Dans une interview accordée à L’Observateur, Ngouda Fall Kane, inspecteur général d’État et ancien président de la CENTIF, dresse un tableau alarmant de la situation financière du Sénégal. À la lumière du rapport 2019-2024 de la Cour des comptes, il évoque des dérives budgétaires d’une gravité sans précédent, pointant du doigt un endettement devenu insoutenable et appelant à une refondation profonde de la gestion des finances publiques.
Selon lui, le Sénégal aurait franchi un cap critique avec une dette atteignant 100 % du produit intérieur brut (PIB), une situation qu’il juge « extrêmement grave ». « Cela signifie que toutes les richesses créées servent aujourd’hui à rembourser la dette. Ce n’est plus soutenable », déplore-t-il.

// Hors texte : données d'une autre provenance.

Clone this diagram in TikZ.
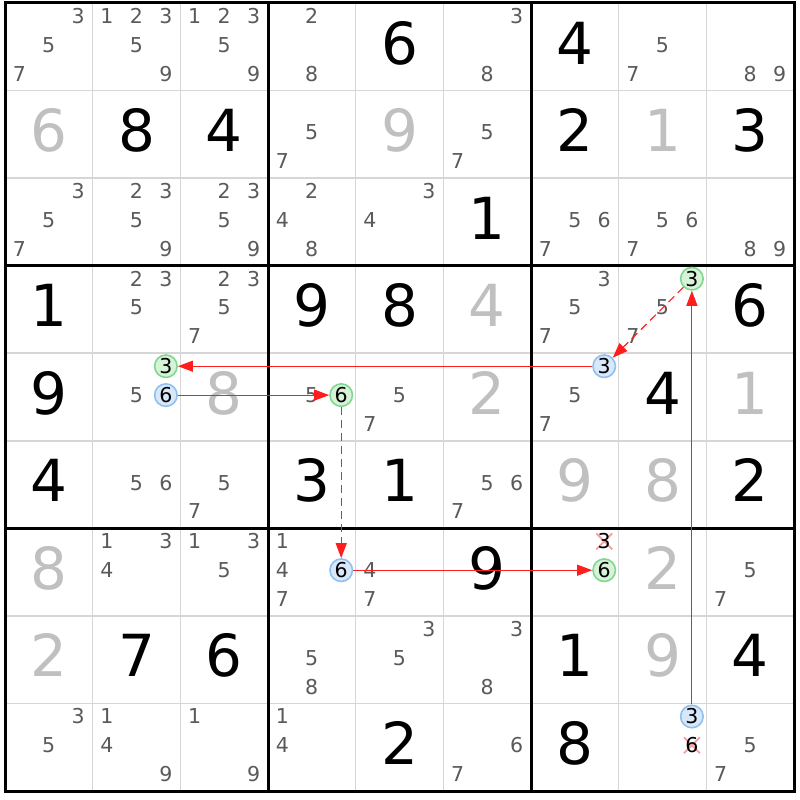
\documentclass[tikz,border=0pt]{standalone}
\usepackage{fontspec}
\setmainfont{DejaVu Sans}
\usetikzlibrary{arrows.meta}
\definecolor{candgray}{HTML}{5A5A5A}
\definecolor{solvedgray}{HTML}{C0C0C0}
\definecolor{thingray}{HTML}{D6D6D6}
\definecolor{gfill}{HTML}{D6F2D8}
\definecolor{gline}{HTML}{80D890}
\definecolor{bfill}{HTML}{D8E8FA}
\definecolor{bline}{HTML}{90C0F0}
\definecolor{linkred}{HTML}{FF1E1E}
\definecolor{xcol}{HTML}{F4A0A0}
\newcommand\candfont{\fontsize{20.5}{21}\selectfont}
\begin{document}
\begin{tikzpicture}[x=1pt,y=-1pt,
  bigd/.style={anchor=base,inner sep=0pt,font=\fontsize{58}{58}\selectfont},
  givend/.style={bigd,text=black},
  solvd/.style={bigd,text=solvedgray},
  candd/.style={anchor=base,inner sep=0pt,font=\candfont,text=candgray},
  elimd/.style={anchor=base,inner sep=0pt,font=\candfont,text=black},
  hlg/.style={circle,draw=gline,fill=gfill,line width=1.6pt,minimum size=22.5pt,inner sep=0pt,font=\candfont,text=black},
  hlb/.style={circle,draw=bline,fill=bfill,line width=1.6pt,minimum size=22.5pt,inner sep=0pt,font=\candfont,text=black},
  strong/.style={draw=linkred,line width=1.1pt,-{Triangle[length=15pt,width=11pt]}},
  weak/.style={strong,dash pattern=on 8pt off 5pt},
  xline/.style={draw=xcol,line width=1.8pt},
  thinl/.style={draw=thingray,line width=1.6pt},
  thickl/.style={draw=black,line width=3pt,line cap=rect}]
\useasboundingbox[fill=white] (0,0) rectangle (800,800);
% thin grid lines
\foreach \i in {1,2,4,5,7,8} {
  \draw[thinl] ({5+\i*87.67},3) -- ({5+\i*87.67},791);
  \draw[thinl] (5,{3+\i*87.56}) -- (794,{3+\i*87.56});
}
% given digits
\foreach \r/\c/\v in {1/5/6,1/7/4,2/2/8,2/3/4,2/7/2,2/9/3,3/6/1,4/1/1,4/4/9,4/5/8,4/9/6,
  5/1/9,5/8/4,6/1/4,6/4/3,6/5/1,6/9/2,7/6/9,8/2/7,8/3/6,8/7/1,8/9/4,9/5/2,9/7/8}
  \node[givend] (g\r\c) at ({5+(\c-1)*87.67+43.8},{3+(\r-1)*87.56+61}) {\v};
% solved digits (gray)
\foreach \r/\c/\v in {2/1/6,2/5/9,2/8/1,4/6/4,5/3/8,5/6/2,5/9/1,6/7/9,6/8/8,7/1/8,7/8/2,8/1/2,8/8/9}
  \node[solvd] (s\r\c) at ({5+(\c-1)*87.67+43.8},{3+(\r-1)*87.56+61}) {\v};
% candidates
\foreach \r/\c/\ds in {1/1/{3,5,7},1/2/{1,2,3,5,9},1/3/{1,2,3,5,9},1/4/{2,8},1/6/{3,8},1/8/{5,7},1/9/{8,9},
  2/4/{5,7},2/6/{5,7},
  3/1/{3,5,7},3/2/{2,3,5,9},3/3/{2,3,5,9},3/4/{2,4,8},3/5/{3,4},3/7/{5,6,7},3/8/{5,6,7},3/9/{8,9},
  4/2/{2,3,5},4/3/{2,3,5,7},4/7/{3,5,7},4/8/{5,7},
  5/2/{5},5/4/{5},5/5/{5,7},5/7/{5,7},
  6/2/{5,6},6/3/{5,7},6/6/{5,6,7},
  7/2/{1,3,4},7/3/{1,3,5},7/4/{1,4,7},7/5/{4,7},7/9/{5,7},
  8/4/{5,8},8/5/{3,5},8/6/{3,8},
  9/1/{3,5},9/2/{1,4,9},9/3/{1,9},9/4/{1,4},9/6/{6,7},9/9/{5,7}}
{
  \foreach \d in \ds {
    \pgfmathsetmacro\px{5+(\c-1)*87.67+14.3+mod(\d-1,3)*29.45}
    \pgfmathsetmacro\py{3+(\r-1)*87.56+20.4+floor((\d-1)/3)*28.85}
    \node[candd] (k\r\c\d) at (\px,\py) {\d};
  }
}
% thick box lines
\foreach \i in {0,3,6,9} {
  \draw[thickl] ({5+\i*87.67},3) -- ({5+\i*87.67},791);
  \draw[thickl] (5,{3+\i*87.56}) -- (794,{3+\i*87.56});
}
% eliminated candidates
\node[elimd] (x773) at (604.22,548.8) {\phantom{3}};
\node[elimd] (x986) at (691.89,752.7) {\phantom{6}};
\draw[xline] ([shift={(-8,-8)}]x773.center) -- ([shift={(8,8)}]x773.center);
\draw[xline] ([shift={(-8,8)}]x773.center) -- ([shift={(8,-8)}]x773.center);
\draw[xline] ([shift={(-8,-8)}]x986.center) -- ([shift={(8,8)}]x986.center);
\draw[xline] ([shift={(-8,8)}]x986.center) -- ([shift={(8,-8)}]x986.center);
\node[elimd] (e773) at (x773.base) {3};
\node[elimd] (e986) at (x986.base) {6};
% highlighted candidates
\node[hlg] (A) at (691.89,278.7) {3};
\node[hlb] (B) at (604.22,366.2) {3};
\node[hlg] (C) at (165.87,366.2) {3};
\node[hlb] (D) at (165.87,395.1) {6};
\node[hlg] (E) at (341.21,395.1) {6};
\node[hlb] (F) at (341.21,570.2) {6};
\node[hlg] (G) at (604.22,570.2) {6};
\node[hlb] (H) at (691.89,716.5) {3};
% chain links
\draw[strong] (H) -- (A);
\draw[weak] (A) -- (B);
\draw[strong] (B) -- (C);
\draw[strong] (D) -- (E);
\draw[weak] (E) -- (F);
\draw[strong] (F) -- (G);
\end{tikzpicture}
\end{document}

Ngouda Fall Kane salue toutefois le travail de la Cour des comptes, qu’il qualifie de « première en Afrique » par son approche contradictoire. Contrairement aux simples états des lieux produits par l’administration, ce rapport repose sur une vérification approfondie, appuyée par des preuves tangibles et des échanges rigoureux entre auditeurs et audités. Résultat : des irrégularités financières inquiétantes ont été confirmées, dépassant le seuil de la simple négligence.
Face à cette situation, l’ancien président de la CENTIF appelle à un plan intérimaire de relance des finances publiques, structuré et cohérent. Ce plan, selon lui, doit s’inscrire dans une double stratégie : un endettement raisonné, pour soutenir l’investissement, et un désendettement durable, pour soulager les finances de l’État sur le long terme.
Il rappelle que l’endettement n’est pas en soi une faute, car le Sénégal, comme beaucoup de pays en développement, fait face à un décalage structurel entre ses ressources et ses besoins. Mais il insiste : « On ne peut pas continuer à emprunter sans mesurer les retombées sociales et économiques de chaque dette contractée. »
Pour Ngouda Fall Kane, cette réforme n’a de sens que si elle sert une finalité claire : améliorer les conditions de vie des Sénégalais. « Nos concitoyens attendent qu’on réponde à leurs besoins les plus élémentaires : se nourrir, se soigner, travailler, se sentir en sécurité. Toute stratégie budgétaire doit partir de là. »
Alors que la pression financière s’intensifie et que les marges de manœuvre de l’État se réduisent, la sortie de crise passera inévitablement par une gouvernance rigoureuse, une gestion transparente des ressources, et une volonté politique forte de rompre avec les pratiques du passé.